Mohawk Nation Teams Up with Stars Group on New York Sports Book, Stars Eyes Future Online Potential
Posted on: July 10, 2019, 01:45h.
Last updated on: July 11, 2019, 12:52h.
The Saint Regis Mohawk Nation of New York will partner with the Stars Group to bring sports betting to the Akwesasne Mohawk Casino Resort in the northern part of the state near the Canadian border.
The tribe said Tuesday it had started construction on what will be known as “Stick’s Sports Bar & Sports Book.” It’s tentatively scheduled to open in the fall.
The Stars Group will provide “support services for the launch and operation” of the sportsbook, but the big draw for the exclusively online operator is an option written into the deal to “operate and brand real-money online sports betting, poker, and casino in New York on a first skin basis.”
That’s subject to license availability, of course, because none of those are yet legal in the state. Should they become so, the state would quickly become the biggest sports betting and online gaming market in the US.
Two Tribes on Board
The Mohawk becomes the second tribal operator in the state to announce their intention to capitalize on the repeal of the Professional and Amateur Sports Protection Act (PASPA), which restricted sports betting in almost all states. The Oneida Nation said in May it would launch a sports book later this year, in partnership with Scientific Games and Caesars Entertainment.

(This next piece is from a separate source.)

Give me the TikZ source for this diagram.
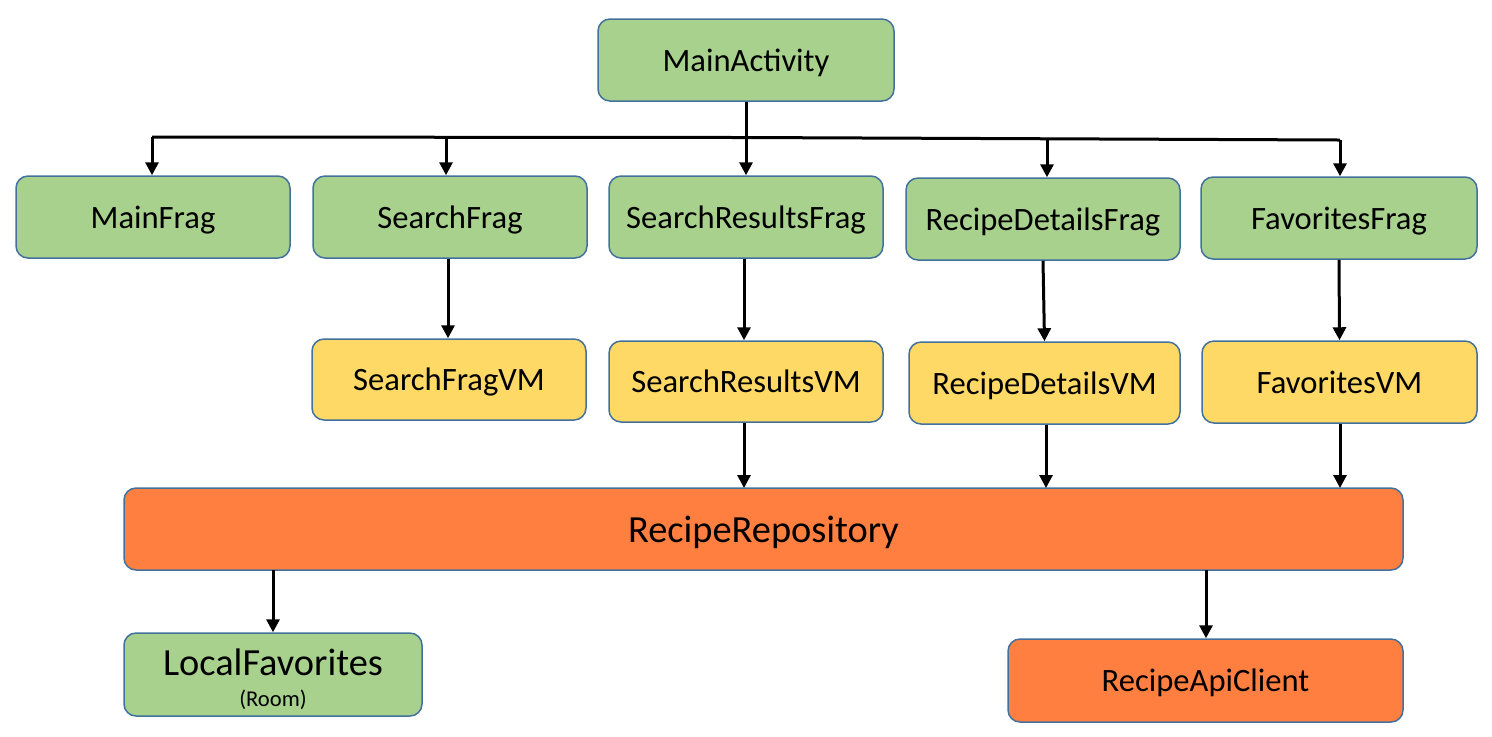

The state’s other tribal operator, the Seneca Nation, is engaged in a $255 million casino revenue-share dispute with state leaders. Tribal leaders have said they are “exploring its options” with regards to sports betting.
The tribes can offer sports betting under the terms of their compacts, which gives them the right to operate any type of class III gaming, provided it is available commercially anywhere else in the state.
Sportsbooks to Open for NFL Season
New York residents authorized sports betting in 2013 when they voted to legalize commercial casino gaming. That amendment created licenses for the four casinos now in operation upstate.
After the US Supreme Court decision on PASPA, the four casinos and the tribes needed the New York Gaming Commission to create and approve sports betting regulations.
Those rules were signed off early last month. Most operators will be looking to get their operations up in time for the new NFL season in September.
Future is Mobile
For now, sports betting will be land-based only after a legislative effort to add mobile betting failed during the session that just ended. However, the effort will resume next year, likely with the encouragement of Stars Group and Fox Sports lobbyists.
In May, Fox acquired a 4.99 percent share of the Stars Group for $236 million in a deal that will see Stars’ US-facing sports betting operations rebranded as FoxBet. It’s the first such deal between a gambling operator and a mainstream broadcaster in the US.
Analysts Eilers & Krejcik Gaming have estimated that a mature New York market with full-scale mobile sports betting would generate just over $1 billion in revenues per year.